▶ Directions: Where the word "this" occurs in a line, return that line.

▶ Listed entries:
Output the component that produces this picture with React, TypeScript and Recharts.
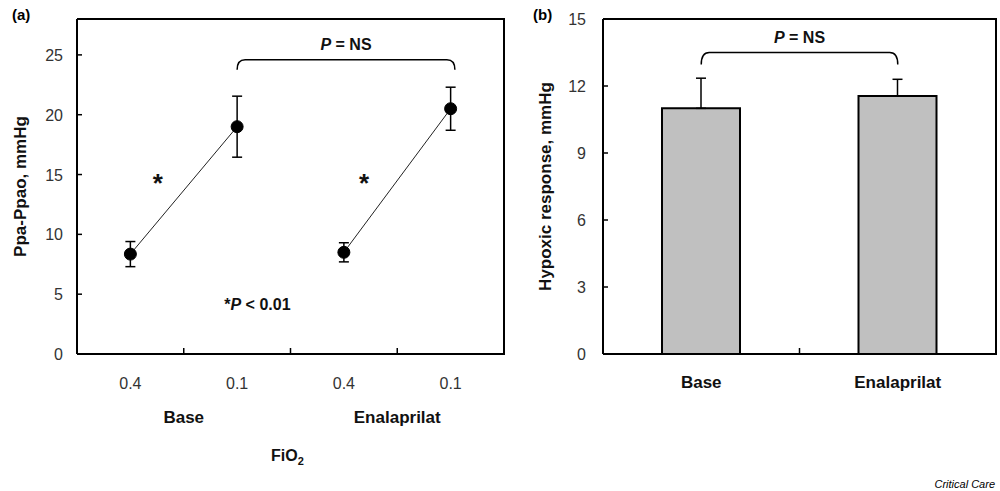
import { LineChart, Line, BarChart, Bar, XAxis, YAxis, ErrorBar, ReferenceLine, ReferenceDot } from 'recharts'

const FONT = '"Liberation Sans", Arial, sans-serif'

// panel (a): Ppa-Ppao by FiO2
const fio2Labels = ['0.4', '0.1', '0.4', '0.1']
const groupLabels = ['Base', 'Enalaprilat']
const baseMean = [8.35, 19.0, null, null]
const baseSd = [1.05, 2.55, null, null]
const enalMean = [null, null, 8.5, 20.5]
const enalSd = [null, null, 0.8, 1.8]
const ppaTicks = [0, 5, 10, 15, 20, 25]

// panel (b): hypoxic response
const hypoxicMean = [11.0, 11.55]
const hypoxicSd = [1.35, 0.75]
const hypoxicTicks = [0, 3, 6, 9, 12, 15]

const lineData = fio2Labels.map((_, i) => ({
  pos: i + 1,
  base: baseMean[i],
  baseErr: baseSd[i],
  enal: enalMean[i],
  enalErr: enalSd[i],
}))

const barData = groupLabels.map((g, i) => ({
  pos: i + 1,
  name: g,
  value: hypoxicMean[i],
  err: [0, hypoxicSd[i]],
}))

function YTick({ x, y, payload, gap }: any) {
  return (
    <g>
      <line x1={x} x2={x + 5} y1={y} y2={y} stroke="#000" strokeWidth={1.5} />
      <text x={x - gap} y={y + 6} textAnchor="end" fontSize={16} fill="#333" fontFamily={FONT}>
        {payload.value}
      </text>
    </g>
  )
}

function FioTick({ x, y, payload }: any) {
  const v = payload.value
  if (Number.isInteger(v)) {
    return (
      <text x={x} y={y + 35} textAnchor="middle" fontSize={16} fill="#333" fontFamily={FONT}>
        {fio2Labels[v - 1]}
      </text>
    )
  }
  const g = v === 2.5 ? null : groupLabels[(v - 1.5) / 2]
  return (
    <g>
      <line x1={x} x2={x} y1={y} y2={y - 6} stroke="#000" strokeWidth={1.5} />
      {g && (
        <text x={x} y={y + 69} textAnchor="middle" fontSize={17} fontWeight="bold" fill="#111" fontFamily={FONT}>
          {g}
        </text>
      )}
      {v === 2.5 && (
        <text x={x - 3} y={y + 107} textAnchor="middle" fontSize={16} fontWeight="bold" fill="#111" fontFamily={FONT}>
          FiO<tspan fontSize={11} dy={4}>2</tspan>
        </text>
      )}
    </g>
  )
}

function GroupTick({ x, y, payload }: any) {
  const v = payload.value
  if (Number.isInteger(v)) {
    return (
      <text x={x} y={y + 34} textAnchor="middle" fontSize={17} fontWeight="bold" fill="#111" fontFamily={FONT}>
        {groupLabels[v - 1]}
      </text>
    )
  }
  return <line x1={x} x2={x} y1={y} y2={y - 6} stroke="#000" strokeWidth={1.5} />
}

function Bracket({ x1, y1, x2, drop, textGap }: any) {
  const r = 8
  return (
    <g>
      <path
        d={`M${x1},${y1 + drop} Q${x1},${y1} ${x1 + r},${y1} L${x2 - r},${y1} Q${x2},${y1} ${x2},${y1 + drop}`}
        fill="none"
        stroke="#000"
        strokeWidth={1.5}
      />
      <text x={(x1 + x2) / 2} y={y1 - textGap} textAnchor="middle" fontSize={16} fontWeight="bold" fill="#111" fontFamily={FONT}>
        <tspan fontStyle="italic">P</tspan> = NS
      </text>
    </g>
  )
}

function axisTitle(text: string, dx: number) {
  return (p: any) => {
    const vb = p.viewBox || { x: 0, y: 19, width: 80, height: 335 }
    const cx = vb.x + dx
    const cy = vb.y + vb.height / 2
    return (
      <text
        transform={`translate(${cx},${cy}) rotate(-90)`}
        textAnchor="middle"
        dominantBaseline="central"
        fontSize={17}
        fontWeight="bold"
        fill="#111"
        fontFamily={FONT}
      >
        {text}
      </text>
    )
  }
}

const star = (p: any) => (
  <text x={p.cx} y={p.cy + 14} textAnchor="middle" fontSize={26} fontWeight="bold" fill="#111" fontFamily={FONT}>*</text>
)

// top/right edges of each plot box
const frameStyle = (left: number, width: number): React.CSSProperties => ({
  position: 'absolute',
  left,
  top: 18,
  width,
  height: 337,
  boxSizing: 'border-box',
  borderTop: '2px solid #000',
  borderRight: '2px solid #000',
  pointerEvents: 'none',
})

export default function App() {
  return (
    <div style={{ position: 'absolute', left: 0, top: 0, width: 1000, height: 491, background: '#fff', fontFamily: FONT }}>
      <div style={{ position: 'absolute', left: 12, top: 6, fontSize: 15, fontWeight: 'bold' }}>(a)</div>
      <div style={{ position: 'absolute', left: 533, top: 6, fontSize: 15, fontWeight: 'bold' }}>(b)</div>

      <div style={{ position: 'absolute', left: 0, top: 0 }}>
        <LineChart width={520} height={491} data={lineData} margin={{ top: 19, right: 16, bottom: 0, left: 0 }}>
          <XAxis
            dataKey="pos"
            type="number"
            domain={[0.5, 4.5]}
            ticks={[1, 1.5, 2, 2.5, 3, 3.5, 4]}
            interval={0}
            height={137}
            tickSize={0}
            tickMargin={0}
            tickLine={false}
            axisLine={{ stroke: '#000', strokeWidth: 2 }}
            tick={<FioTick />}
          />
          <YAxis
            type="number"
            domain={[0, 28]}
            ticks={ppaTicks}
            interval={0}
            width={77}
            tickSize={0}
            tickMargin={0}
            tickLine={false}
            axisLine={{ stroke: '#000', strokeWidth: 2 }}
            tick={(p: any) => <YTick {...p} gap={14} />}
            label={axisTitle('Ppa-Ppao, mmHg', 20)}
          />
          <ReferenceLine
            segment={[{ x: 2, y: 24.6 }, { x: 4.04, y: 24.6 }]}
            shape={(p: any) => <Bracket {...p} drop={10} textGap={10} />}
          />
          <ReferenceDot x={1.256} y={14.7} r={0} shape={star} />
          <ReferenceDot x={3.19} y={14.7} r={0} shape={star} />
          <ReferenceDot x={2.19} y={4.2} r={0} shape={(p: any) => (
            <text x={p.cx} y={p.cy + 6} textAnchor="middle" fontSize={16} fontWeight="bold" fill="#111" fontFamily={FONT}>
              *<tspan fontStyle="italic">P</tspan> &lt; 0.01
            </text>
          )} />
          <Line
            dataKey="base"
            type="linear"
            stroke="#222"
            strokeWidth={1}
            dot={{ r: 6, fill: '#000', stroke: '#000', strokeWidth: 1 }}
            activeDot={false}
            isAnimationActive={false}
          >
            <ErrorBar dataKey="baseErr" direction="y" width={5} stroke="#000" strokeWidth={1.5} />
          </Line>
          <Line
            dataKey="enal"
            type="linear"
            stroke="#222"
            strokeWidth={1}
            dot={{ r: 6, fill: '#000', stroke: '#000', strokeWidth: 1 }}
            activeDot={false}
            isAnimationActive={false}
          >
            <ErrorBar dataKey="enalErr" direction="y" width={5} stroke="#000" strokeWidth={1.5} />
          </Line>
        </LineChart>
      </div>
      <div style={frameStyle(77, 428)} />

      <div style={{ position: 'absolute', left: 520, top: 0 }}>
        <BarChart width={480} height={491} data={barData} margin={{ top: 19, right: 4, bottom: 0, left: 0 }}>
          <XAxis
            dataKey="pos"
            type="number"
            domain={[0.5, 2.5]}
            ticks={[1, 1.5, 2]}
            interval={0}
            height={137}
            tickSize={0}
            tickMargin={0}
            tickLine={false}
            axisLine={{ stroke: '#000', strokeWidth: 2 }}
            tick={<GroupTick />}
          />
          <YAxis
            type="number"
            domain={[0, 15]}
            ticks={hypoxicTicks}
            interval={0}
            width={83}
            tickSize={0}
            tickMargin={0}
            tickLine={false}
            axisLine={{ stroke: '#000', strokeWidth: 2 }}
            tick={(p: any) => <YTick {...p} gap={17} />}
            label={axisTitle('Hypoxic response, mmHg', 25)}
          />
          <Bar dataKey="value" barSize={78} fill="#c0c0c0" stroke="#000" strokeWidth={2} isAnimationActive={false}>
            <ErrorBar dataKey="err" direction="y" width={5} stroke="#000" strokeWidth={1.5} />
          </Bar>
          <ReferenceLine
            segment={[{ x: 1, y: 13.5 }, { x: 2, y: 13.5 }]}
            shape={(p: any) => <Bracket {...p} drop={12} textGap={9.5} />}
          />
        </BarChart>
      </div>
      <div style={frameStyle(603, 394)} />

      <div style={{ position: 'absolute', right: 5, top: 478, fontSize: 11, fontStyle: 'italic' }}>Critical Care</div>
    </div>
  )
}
---
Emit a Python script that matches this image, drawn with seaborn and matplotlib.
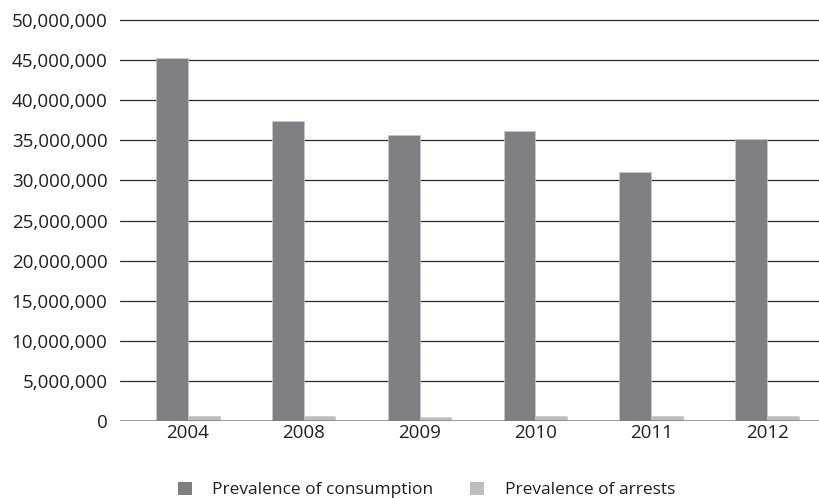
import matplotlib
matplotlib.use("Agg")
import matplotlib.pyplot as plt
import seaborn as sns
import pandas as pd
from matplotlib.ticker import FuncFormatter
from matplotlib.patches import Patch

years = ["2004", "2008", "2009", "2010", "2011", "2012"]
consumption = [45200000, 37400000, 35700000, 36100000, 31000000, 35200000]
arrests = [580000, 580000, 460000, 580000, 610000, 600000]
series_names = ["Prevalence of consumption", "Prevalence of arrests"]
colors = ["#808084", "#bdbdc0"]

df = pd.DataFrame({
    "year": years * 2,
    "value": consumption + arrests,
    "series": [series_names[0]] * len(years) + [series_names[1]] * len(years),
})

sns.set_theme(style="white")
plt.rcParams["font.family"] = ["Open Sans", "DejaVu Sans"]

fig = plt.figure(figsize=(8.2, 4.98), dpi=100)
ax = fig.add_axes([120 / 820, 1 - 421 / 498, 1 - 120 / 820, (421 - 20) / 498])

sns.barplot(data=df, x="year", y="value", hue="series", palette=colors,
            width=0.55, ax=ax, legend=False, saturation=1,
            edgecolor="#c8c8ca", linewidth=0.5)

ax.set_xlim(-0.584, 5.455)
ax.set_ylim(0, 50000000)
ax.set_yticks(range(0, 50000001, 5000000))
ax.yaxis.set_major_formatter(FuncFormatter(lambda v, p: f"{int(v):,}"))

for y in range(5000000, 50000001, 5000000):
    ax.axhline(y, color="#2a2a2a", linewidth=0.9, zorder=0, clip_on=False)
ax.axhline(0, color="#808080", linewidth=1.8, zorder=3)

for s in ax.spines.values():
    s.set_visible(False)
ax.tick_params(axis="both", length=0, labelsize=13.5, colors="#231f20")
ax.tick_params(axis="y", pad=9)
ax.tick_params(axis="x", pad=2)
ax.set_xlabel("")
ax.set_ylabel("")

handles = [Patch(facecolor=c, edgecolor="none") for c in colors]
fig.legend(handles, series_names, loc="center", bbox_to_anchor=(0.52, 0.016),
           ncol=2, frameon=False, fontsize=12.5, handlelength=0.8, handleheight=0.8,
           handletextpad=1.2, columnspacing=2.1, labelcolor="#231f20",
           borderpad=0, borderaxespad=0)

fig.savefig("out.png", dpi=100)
--
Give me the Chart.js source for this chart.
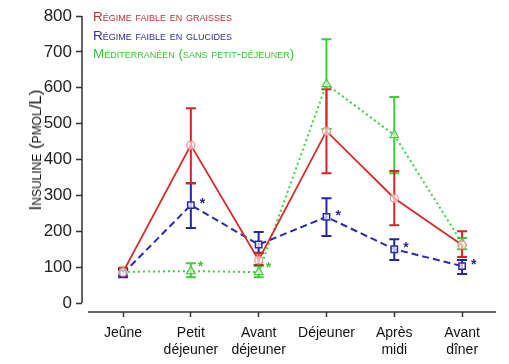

▶ Written response:
Output the component that produces this picture with React, TypeScript and Recharts.
Emit a Python script that matches this image, drawn with seaborn and matplotlib.
Give me the Chart.js source for this chart.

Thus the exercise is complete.